Et c’est là que le bât blesse. Il aura fallu attendre plus d’une heure de débat et que la parole soit enfin donnée aux participants pour entendre parler de réformes institutionnelles et de Constitution européenne. Tant dans la manière d’orienter le débat, qu’à travers les propos des intervenants, il apparaît bien, au PS, que l’urgence n’est pas à la relance constitutionnelle. L’urgence, ce sont des politiques concrètes, « l’Europe des projets » comme l’Europe de l’énergie évoquée par Pervenche Bérès.
On reconnaît bien là le refrain fonctionnaliste désormais mâtiné de préoccupations sociales : on ne pourra relancer la construction européenne que lorsque les citoyens se seront réapproprié l’Europe. Il faudrait donc d’abord redonner confiance en l’Europe en adoptant un traité social et en établissant des coopérations renforcées dans ce domaine.
On le sait, cette méthode est un échec, mais ce samedi, à Strasbourg, rares étaient ceux qui avaient le courage de le reconnaître. Le traité constitutionnel était le meilleur compromis envisageable dans l’Europe des 25 où règne la règle de l’unanimité. Même les nonistes en conviennent. Comment peut-on dès lors envisager que nos partenaires acceptent une plus-value sociale avec les partis xénophobe et libéral en Pologne, avec Angela Merkel en Allemagne, avec la nouvelle majorité libérale en République tchèque ? Croire à « l’Europe des projets », c’est ignorer les blocages institutionnels de l’Union européenne, qui restera structurellement incapable d’évoluer vers plus d’harmonisation fiscale ou sociale tant qu’elle ne sera pas dotée d’une vraie Constitution.
La tendance qui se dégageait de cet atelier ne fut qu’amplifiée par la prestation de François Hollande, en conclusion des États Généraux. L’Europe, selon lui, doit avant tout séduire nos concitoyens, les rassurer tant dans ses objectifs qu’en fixant clairement ses frontières. Là sont les priorités. Ce n’est qu’après, plus tard, peut-être, qu’on pourra envisager de rediscuter d’une éventuelle Constitution européenne.
Un rendez-vous raté
Dans un premier temps, on se dit alors que le Parti socialiste met la charrue avant les bœufs en voulant atteindre ses objectifs d’Europe sociale sans cadre institutionnel qui lui permette de les réaliser.
Dans un second temps, on s’inquiète plus. On repense à ce qui a été dit et on tente d’imaginer alors une Europe où il serait possible se mener des politiques avec certains Etats membres en utilisant des mécanismes que tous les spécialistes s’accordent pour déclarer impraticables (les « coopérations renforcées » prévues par les traités actuels sont extrêmement difficiles à mettre en œuvre et probablement contre-productives dans les domaines fiscal ou social) ou illégitimes (en dehors des traités, celles-ci ne sont que des négociations intergouvernementales, la Cour de Justice n’a pas de pouvoir de contrôle, le Parlement européen n’a pas son mot à dire).

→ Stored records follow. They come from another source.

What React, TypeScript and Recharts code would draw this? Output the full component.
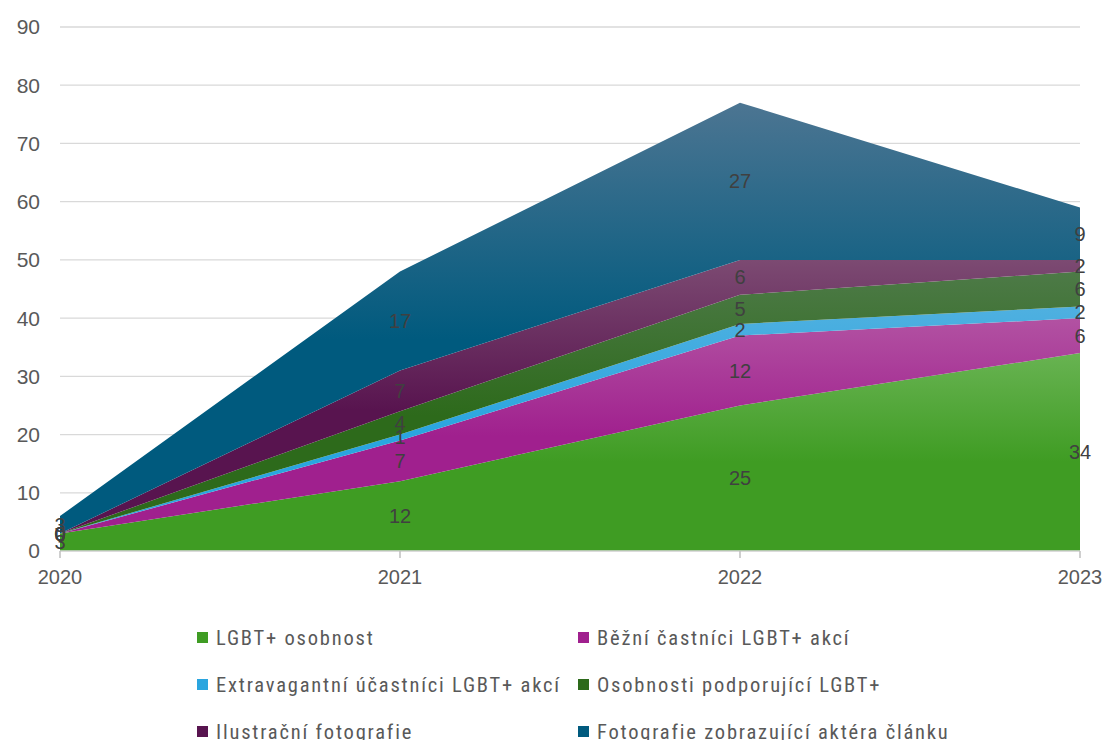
import { AreaChart, Area, XAxis, YAxis, CartesianGrid, LabelList } from "recharts";

const years = ["2020", "2021", "2022", "2023"];
const osobnost = [3, 12, 25, 34];
const bezni = [0, 7, 12, 6];
const extravagantni = [0, 1, 2, 2];
const podporujici = [0, 4, 5, 6];
const ilustracni = [0, 7, 6, 2];
const aktera = [3, 17, 27, 9];
const yTicks = [0, 10, 20, 30, 40, 50, 60, 70, 80, 90];

const series = [
  { key: "osobnost", name: "LGBT+ osobnost", values: osobnost, color: "#3f9c23", top: "#68b352" },
  { key: "bezni", name: "Běžní častníci LGBT+ akcí", values: bezni, color: "#a0208e", top: "#b252a2" },
  { key: "extra", name: "Extravagantní účastníci LGBT+ akcí", values: extravagantni, color: "#2aa5df", top: "#4fb0e0" },
  { key: "podpora", name: "Osobnosti podporující LGBT+", values: podporujici, color: "#2d6a1b", top: "#4d7a47" },
  { key: "ilustr", name: "Ilustrační fotografie", values: ilustracni, color: "#58144f", top: "#7c4a72" },
  { key: "aktera", name: "Fotografie zobrazující aktéra článku", values: aktera, color: "#005a7e", top: "#4c7592" },
];

const data = years.map((year, i) => {
  const row: Record<string, string | number> = { year };
  series.forEach((s) => (row[s.key] = s.values[i]));
  return row;
});

const PLOT_BOTTOM = 551;

// label sits in the middle of its band, using the band top that recharts gives
function bandLabel(si: number) {
  return (props: any) => {
    const { x, y, index } = props;
    if (x == null || y == null || index == null) return null;
    const v = series[si].values[index];
    let cum = 0;
    for (let j = 0; j <= si; j++) cum += series[j].values[index];
    if (cum === 0) return null;
    const k = (PLOT_BOTTOM - y) / cum;
    const cy = PLOT_BOTTOM - (cum - v / 2) * k;
    return (
      <text
        x={x}
        y={cy}
        textAnchor="middle"
        dominantBaseline="central"
        fontSize={20}
        fill="#404040"
        fontFamily="Liberation Sans, Arial, sans-serif"
      >
        {v}
      </text>
    );
  };
}

const legendRows = [
  [series[0], series[1]],
  [series[2], series[3]],
  [series[4], series[5]],
];

export default function App() {
  return (
    <div style={{ position: "absolute", left: 0, top: 0, width: 1107, height: 740, overflow: "hidden", background: "#fff" }}>
      <AreaChart width={1107} height={600} data={data} margin={{ top: 27, right: 27, left: 0, bottom: 9 }}>
        <defs>
          {series.map((s) => (
            <linearGradient key={s.key} id={"g-" + s.key} x1="0" y1="0" x2="0" y2="1">
              <stop offset="0%" stopColor={s.top} />
              <stop offset="55%" stopColor={s.color} />
              <stop offset="100%" stopColor={s.color} />
            </linearGradient>
          ))}
        </defs>
        <CartesianGrid vertical={false} stroke="#d9d9d9" strokeWidth={1.3} />
        <XAxis
          dataKey="year"
          height={40}
          axisLine={{ stroke: "#d9d9d9", strokeWidth: 1.5 }}
          tickLine={{ stroke: "#bfbfbf", strokeWidth: 1.5 }}
          tickSize={7}
          tickMargin={12}
          tick={{ fontSize: 20, fill: "#595959", fontFamily: "Liberation Sans, Arial, sans-serif" }}
        />
        <YAxis
          width={60}
          domain={[0, 90]}
          ticks={yTicks}
          axisLine={false}
          tickLine={false}
          tick={{ fontSize: 21, fill: "#595959", fontFamily: "Liberation Sans, Arial, sans-serif", dx: -12 }}
        />
        {series.map((s, si) => (
          <Area
            key={s.key}
            type="linear"
            dataKey={s.key}
            name={s.name}
            stackId="1"
            stroke="none"
            fill={"url(#g-" + s.key + ")"}
            fillOpacity={1}
            isAnimationActive={false}
            dot={false}
            activeDot={false}
          >
            <LabelList dataKey={s.key} content={bandLabel(si)} />
          </Area>
        ))}
      </AreaChart>
      <div
        style={{
          position: "absolute",
          top: 614,
          left: 197,
          fontFamily: "Roboto Condensed, Liberation Sans Narrow, Liberation Sans, sans-serif",
          fontSize: 20.5,
          letterSpacing: 1.8,
          color: "#595959",
        }}
      >
        {legendRows.map((row, ri) => (
          <div key={ri} style={{ display: "flex", height: 47, alignItems: "center" }}>
            {row.map((s, ci) => (
              <div key={s.key} style={{ display: "flex", alignItems: "center", width: ci === 0 ? 381 : 420 }}>
                <span style={{ display: "inline-block", width: 11, height: 11, background: s.color, marginRight: 8 }} />
                <span style={{ whiteSpace: "nowrap" }}>{s.name}</span>
              </div>
            ))}
          </div>
        ))}
      </div>
    </div>
  );
}
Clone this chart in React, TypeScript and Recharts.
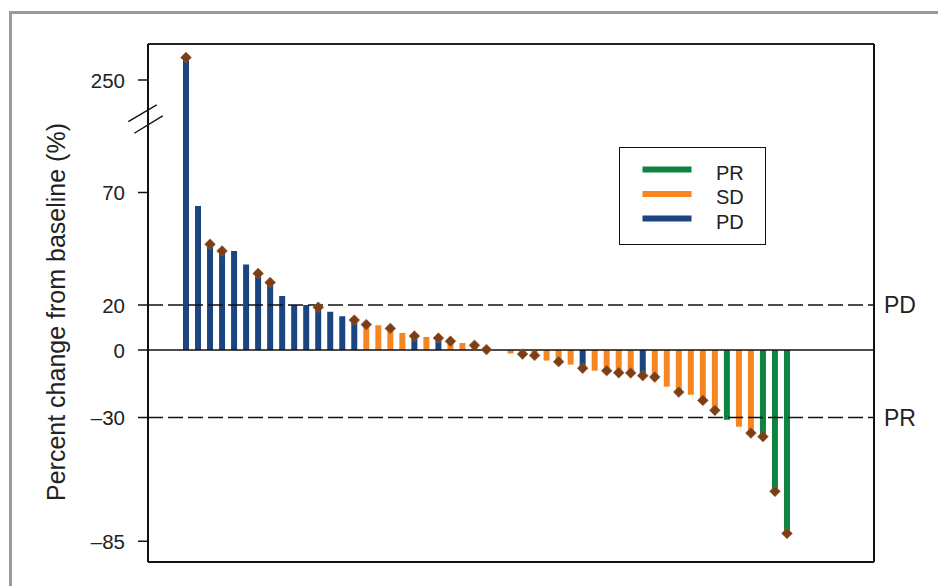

On essaie également de se présenter une relance du processus constitutionnel où l’éventualité d’une assemblée constituante n’est évoquée que par les nonistes, où le principe d’un référendum pan-Européen n’est même pas abordée par François Hollande, qui semble se contenter d’un nouveau référendum national sur un texte simplifié, après une conférence intergouvernementale dans la bonne vieille tradition diplomatique qui a enfanté le malheureux Traité de Nice. A croire que les leçons du 29 mai n’ont pas réellement été tirées.
Ce samedi, à Strasbourg, il était finalement plus question de politique étrangère que d’Europe. Un rendez vous raté, en somme.